Selling More by Selling Less
To understand how the best companies train and motivate their retail sales associates, reporter Alex Frankel spent two years selling a lot of stuff in stores. He writes about his experience in a recent article Magic Shop in Fast Company and a new book, Punching In: The Unauthorized Adventures of a Front-Line Employee. Of all the retailers he worked for, Frankel was most impressed with the passion and effectiveness of sales associates at the Apple store. I’ve mentioned before the astonishing success of the Apple stores on a sales-per-square foot basis. At $4,032 per square foot overall, Apple’s chain of 174 stores outperforms even Tiffany & Co., which has sales of $2,666 per square foot. (And the flagship glass cube on Fifth Avenue does much, much more.) Lustre magazine recently just surveyed top independent luxury jewelers for Buying Luxury, a best practices story in the September/October 2007 issue, and their sales per square foot ranged from $2,000 to $3,000.
Can jewelry retailers learn anything from Apple’s sales practices?
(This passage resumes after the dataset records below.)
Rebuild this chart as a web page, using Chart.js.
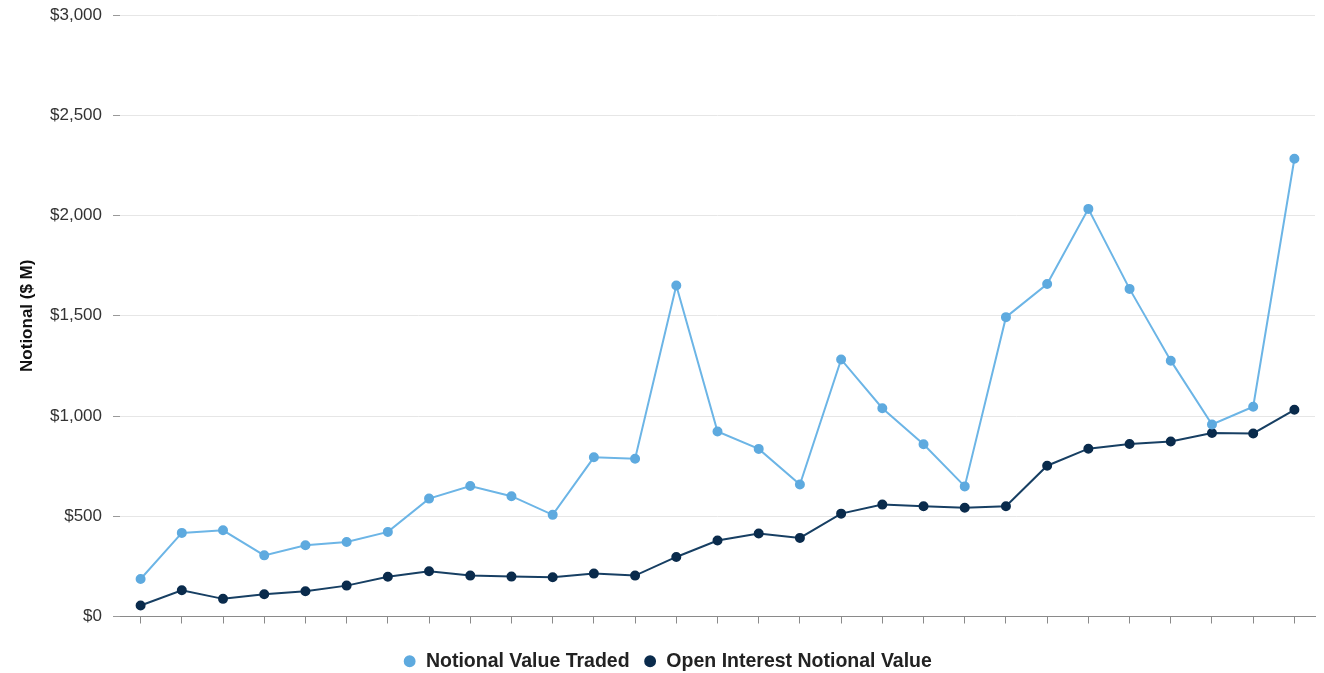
<!DOCTYPE html>
<html>
<head>
<meta charset="utf-8">
<script src="https://cdn.jsdelivr.net/npm/chart.js@4"></script>
<style>
  html, body { margin: 0; padding: 0; background: #fff; }
  #wrap { width: 1324px; height: 673px; }
</style>
</head>
<body>
<div id="wrap"><canvas id="c" width="1324" height="673"></canvas></div>
<script>
const categories = ['', '', '', '', '', '', '', '', '', '', '', '', '', '', '', '', '', '', '', '', '', '', '', '', '', '', '', '', ''];
const notionalValueTraded = [187, 417, 430, 305, 355, 372, 422, 588, 651, 600, 507, 794, 787, 1651, 923, 836, 658, 1282, 1039, 859, 649, 1493, 1658, 2033, 1634, 1276, 958, 1046, 2283];
const openInterestNotional = [55, 131, 88, 111, 126, 154, 198, 226, 204, 199, 196, 214, 204, 297, 379, 414, 392, 513, 558, 550, 542, 550, 752, 837, 860, 873, 915, 913, 1031];
const yTicks = [0, 500, 1000, 1500, 2000, 2500, 3000];
const seriesNames = ['Notional Value Traded', 'Open Interest Notional Value'];
const yTitle = 'Notional ($ M)';

const fmt = v => '$' + v.toLocaleString('en-US');

new Chart(document.getElementById('c'), {
  type: 'line',
  data: {
    labels: categories,
    datasets: [
      {
        label: seriesNames[0],
        data: notionalValueTraded,
        borderColor: '#6cb5e6',
        backgroundColor: '#5eaadf',
        pointBackgroundColor: '#5eaadf',
        pointBorderColor: '#5eaadf',
        borderWidth: 2,
        pointRadius: 4,
        tension: 0
      },
      {
        label: seriesNames[1],
        data: openInterestNotional,
        borderColor: '#173f63',
        backgroundColor: '#0a2b4c',
        pointBackgroundColor: '#0a2b4c',
        pointBorderColor: '#0a2b4c',
        borderWidth: 2,
        pointRadius: 4,
        tension: 0
      }
    ]
  },
  options: {
    responsive: false,
    animation: false,
    devicePixelRatio: 1,
    layout: { padding: { left: 20, right: 9, top: 15, bottom: -8 } },
    plugins: {
      tooltip: { enabled: false },
      legend: {
        position: 'bottom',
        labels: {
          usePointStyle: true,
          pointStyle: 'circle',
          boxWidth: 13,
          boxHeight: 7,
          padding: 14,
          color: '#222',
          font: { family: 'Liberation Sans', size: 19.5, weight: 'bold' }
        }
      }
    },
    scales: {
      x: {
        offset: true,
        grid: {
          offset: false,
          drawOnChartArea: false,
          drawTicks: true,
          tickLength: 7,
          tickColor: '#8a8a8a'
        },
        border: { display: true, color: '#8a8a8a', width: 1 },
        ticks: { display: true, callback: () => '' },
        afterFit: s => { s.height = 21; }
      },
      y: {
        min: 0,
        max: 3000,
        afterBuildTicks: s => { s.ticks = yTicks.map(v => ({ value: v })); },
        ticks: {
          callback: v => fmt(v),
          color: '#333',
          padding: 11,
          font: { family: 'Liberation Sans', size: 17 }
        },
        grid: {
          color: '#e6e6e6',
          tickColor: '#999',
          tickLength: 7,
          lineWidth: 1
        },
        border: { display: false },
        title: {
          display: true,
          text: yTitle,
          color: '#111',
          padding: { top: -3, bottom: 0 },
          font: { family: 'Liberation Sans', size: 17, weight: 'bold' }
        },
        afterFit: s => { s.width = 100; s.paddingTop = 0; s.paddingBottom = 0; }
      }
    }
  }
});
</script>
</body>
</html>
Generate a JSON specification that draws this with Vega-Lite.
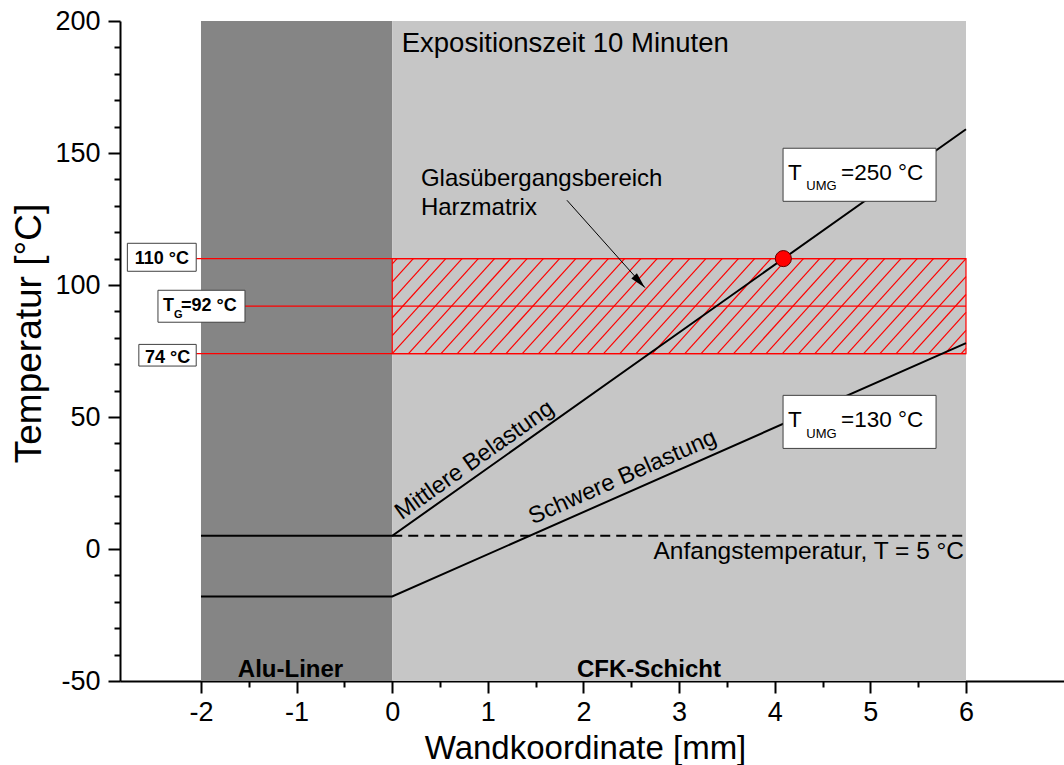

Of course, Apple has more than its share of brand evangelists it can hire to spread the gospel of Mac. And it’s easier to sell when your store is always packed: Apple stores are destinations and people hang out in the stores for hours on end, surfing the web and checking email.
But Frankel found that the success of Apple sales associates also has a lot to do with training: “A series of podcasts I listened to and watched showed that selling was all about the approach. I shadowed other workers as they executed the company’s three-step sales process. They explained to customers that they had some questions to understand their needs, got permission to fire away, and then kept digging to ascertain which products would be best. Position, permission, probe.”
As Frankel points out, this approach to selling positions employees as consultants rather than salesmen and changes their attitude: “At an Apple Store, workers don’t seem to be selling (or working) too hard, just hanging out and dispensing information. And that moves a ridiculous amount of goods. When employees become sharers of information, instead of sellers of products, customers respond.” Jewelry, like computers, is an industry that can be intimidating to the first-time buyer. An approach like Apple’s, low on pressure and high on information, might prove just as effective for jewelry too.

Very intersting. Food for thought for jewelers for sure!